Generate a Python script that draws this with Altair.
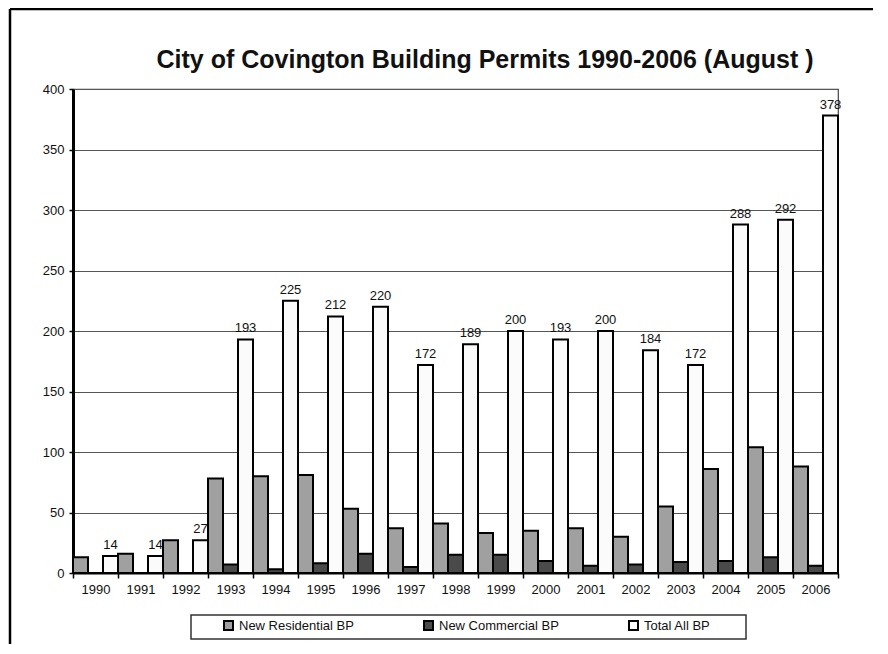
import altair as alt
import pandas as pd

years = ["1990", "1991", "1992", "1993", "1994", "1995", "1996", "1997", "1998",
         "1999", "2000", "2001", "2002", "2003", "2004", "2005", "2006"]
residential = [13, 16, 27, 78, 80, 81, 53, 37, 41, 33, 35, 37, 30, 55, 86, 104, 88]
commercial = [0, 0, 0, 7, 3, 8, 16, 5, 15, 15, 10, 6, 7, 9, 10, 13, 6]
total = [14, 14, 27, 193, 225, 212, 220, 172, 189, 200, 193, 200, 184, 172, 288, 292, 378]

series_names = ["New Residential BP", "New Commercial BP", "Total All BP"]
series_colors = ["#a0a0a0", "#4a4a4a", "#fbfbfb"]
y_ticks = [0, 50, 100, 150, 200, 250, 300, 350, 400]
title_text = "City of Covington Building Permits 1990-2006 (August )"

rows = []
for i, yr in enumerate(years):
    for name, vals in zip(series_names, [residential, commercial, total]):
        rows.append({"year": yr, "series": name, "value": vals[i]})
df = pd.DataFrame(rows)
one = pd.DataFrame({"k": [0]})

FONT = "Liberation Sans"

x_enc = alt.X(
    "year:N", sort=years,
    scale=alt.Scale(paddingInner=0, paddingOuter=0),
    axis=alt.Axis(title=None, labelAngle=0, tickBand="extent", domainColor="black",
                  domainWidth=2, tickColor="black", tickWidth=1.5, tickSize=5,
                  labelPadding=5, labelFontSize=13, labelColor="#111", grid=False),
)
xoff = alt.XOffset("series:N", sort=series_names,
                   scale=alt.Scale(domain=series_names, paddingInner=0, paddingOuter=0))
y_enc = alt.Y(
    "value:Q",
    scale=alt.Scale(domain=[0, 400], nice=False),
    axis=alt.Axis(title=None, values=y_ticks, domainColor="black", domainWidth=3,
                  tickColor="black", tickWidth=1.5, tickSize=4, labelPadding=5,
                  labelFontSize=13, labelColor="#111", grid=True, gridColor="#555",
                  gridWidth=1.2),
)

bars = alt.Chart(df).mark_bar(stroke="black", strokeWidth=2).encode(
    x=x_enc, xOffset=xoff, y=y_enc,
    color=alt.Color(
        "series:N", sort=series_names,
        scale=alt.Scale(domain=series_names, range=series_colors),
        legend=alt.Legend(title=None, orient="none", legendX=149, legendY=530,
                          direction="horizontal", symbolType="square", symbolSize=81,
                          symbolStrokeColor="black", symbolStrokeWidth=2,
                          labelFontSize=13, labelFont=FONT, labelColor="#111",
                          columnPadding=66, labelOffset=4, padding=0),
    ),
)

labels = alt.Chart(df).transform_filter(alt.datum.series == "Total All BP").mark_text(
    dy=-7, fontSize=13, font=FONT, color="#111", baseline="alphabetic"
).encode(x=x_enc, xOffset=xoff, y=alt.Y("value:Q"), text="value:Q")

title_mark = alt.Chart(one).mark_text(
    fontSize=25, font=FONT, fontWeight="bold", color="#111", align="center",
    baseline="alphabetic"
).encode(x=alt.value(412), y=alt.value(-21), text=alt.value(title_text))

legend_box = alt.Chart(one).mark_rect(filled=False, stroke="#333", strokeWidth=1.5).encode(
    x=alt.value(118), x2=alt.value(673), y=alt.value(526), y2=alt.value(550)
)
frame_left = alt.Chart(one).mark_rule(color="black", strokeWidth=2.5).encode(
    x=alt.value(-63), y=alt.value(-80), y2=alt.value(560)
)
frame_top = alt.Chart(one).mark_rule(color="black", strokeWidth=2.5).encode(
    x=alt.value(-63), x2=alt.value(800), y=alt.value(-80)
)

chart = alt.layer(frame_left, frame_top, title_mark, legend_box, bars, labels).properties(
    width=765, height=484,
    autosize=alt.AutoSizeParams(type="none"),
    padding={"left": 65, "top": 81, "right": 42, "bottom": 71},
    background="white",
).configure_view(stroke="#444", strokeWidth=1.2).configure_axis(labelFont=FONT)

chart.save("out.html", embed_options={"renderer": "svg", "actions": False})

──────────

AIM OF THE EXERCISE: Repeat the material exactly as it reads, without any of its pictures.

FULL OUTPUT:
Generate a Python script that draws this with Altair.
import altair as alt
import pandas as pd

years = ["1990", "1991", "1992", "1993", "1994", "1995", "1996", "1997", "1998",
         "1999", "2000", "2001", "2002", "2003", "2004", "2005", "2006"]
residential = [13, 16, 27, 78, 80, 81, 53, 37, 41, 33, 35, 37, 30, 55, 86, 104, 88]
commercial = [0, 0, 0, 7, 3, 8, 16, 5, 15, 15, 10, 6, 7, 9, 10, 13, 6]
total = [14, 14, 27, 193, 225, 212, 220, 172, 189, 200, 193, 200, 184, 172, 288, 292, 378]

series_names = ["New Residential BP", "New Commercial BP", "Total All BP"]
series_colors = ["#a0a0a0", "#4a4a4a", "#fbfbfb"]
y_ticks = [0, 50, 100, 150, 200, 250, 300, 350, 400]
title_text = "City of Covington Building Permits 1990-2006 (August )"

rows = []
for i, yr in enumerate(years):
    for name, vals in zip(series_names, [residential, commercial, total]):
        rows.append({"year": yr, "series": name, "value": vals[i]})
df = pd.DataFrame(rows)
one = pd.DataFrame({"k": [0]})

FONT = "Liberation Sans"

x_enc = alt.X(
    "year:N", sort=years,
    scale=alt.Scale(paddingInner=0, paddingOuter=0),
    axis=alt.Axis(title=None, labelAngle=0, tickBand="extent", domainColor="black",
                  domainWidth=2, tickColor="black", tickWidth=1.5, tickSize=5,
                  labelPadding=5, labelFontSize=13, labelColor="#111", grid=False),
)
xoff = alt.XOffset("series:N", sort=series_names,
                   scale=alt.Scale(domain=series_names, paddingInner=0, paddingOuter=0))
y_enc = alt.Y(
    "value:Q",
    scale=alt.Scale(domain=[0, 400], nice=False),
    axis=alt.Axis(title=None, values=y_ticks, domainColor="black", domainWidth=3,
                  tickColor="black", tickWidth=1.5, tickSize=4, labelPadding=5,
                  labelFontSize=13, labelColor="#111", grid=True, gridColor="#555",
                  gridWidth=1.2),
)

bars = alt.Chart(df).mark_bar(stroke="black", strokeWidth=2).encode(
    x=x_enc, xOffset=xoff, y=y_enc,
    color=alt.Color(
        "series:N", sort=series_names,
        scale=alt.Scale(domain=series_names, range=series_colors),
        legend=alt.Legend(title=None, orient="none", legendX=149, legendY=530,
                          direction="horizontal", symbolType="square", symbolSize=81,
                          symbolStrokeColor="black", symbolStrokeWidth=2,
                          labelFontSize=13, labelFont=FONT, labelColor="#111",
                          columnPadding=66, labelOffset=4, padding=0),
    ),
)

labels = alt.Chart(df).transform_filter(alt.datum.series == "Total All BP").mark_text(
    dy=-7, fontSize=13, font=FONT, color="#111", baseline="alphabetic"
).encode(x=x_enc, xOffset=xoff, y=alt.Y("value:Q"), text="value:Q")

title_mark = alt.Chart(one).mark_text(
    fontSize=25, font=FONT, fontWeight="bold", color="#111", align="center",
    baseline="alphabetic"
).encode(x=alt.value(412), y=alt.value(-21), text=alt.value(title_text))

legend_box = alt.Chart(one).mark_rect(filled=False, stroke="#333", strokeWidth=1.5).encode(
    x=alt.value(118), x2=alt.value(673), y=alt.value(526), y2=alt.value(550)
)
frame_left = alt.Chart(one).mark_rule(color="black", strokeWidth=2.5).encode(
    x=alt.value(-63), y=alt.value(-80), y2=alt.value(560)
)
frame_top = alt.Chart(one).mark_rule(color="black", strokeWidth=2.5).encode(
    x=alt.value(-63), x2=alt.value(800), y=alt.value(-80)
)

chart = alt.layer(frame_left, frame_top, title_mark, legend_box, bars, labels).properties(
    width=765, height=484,
    autosize=alt.AutoSizeParams(type="none"),
    padding={"left": 65, "top": 81, "right": 42, "bottom": 71},
    background="white",
).configure_view(stroke="#444", strokeWidth=1.2).configure_axis(labelFont=FONT)

chart.save("out.html", embed_options={"renderer": "svg", "actions": False})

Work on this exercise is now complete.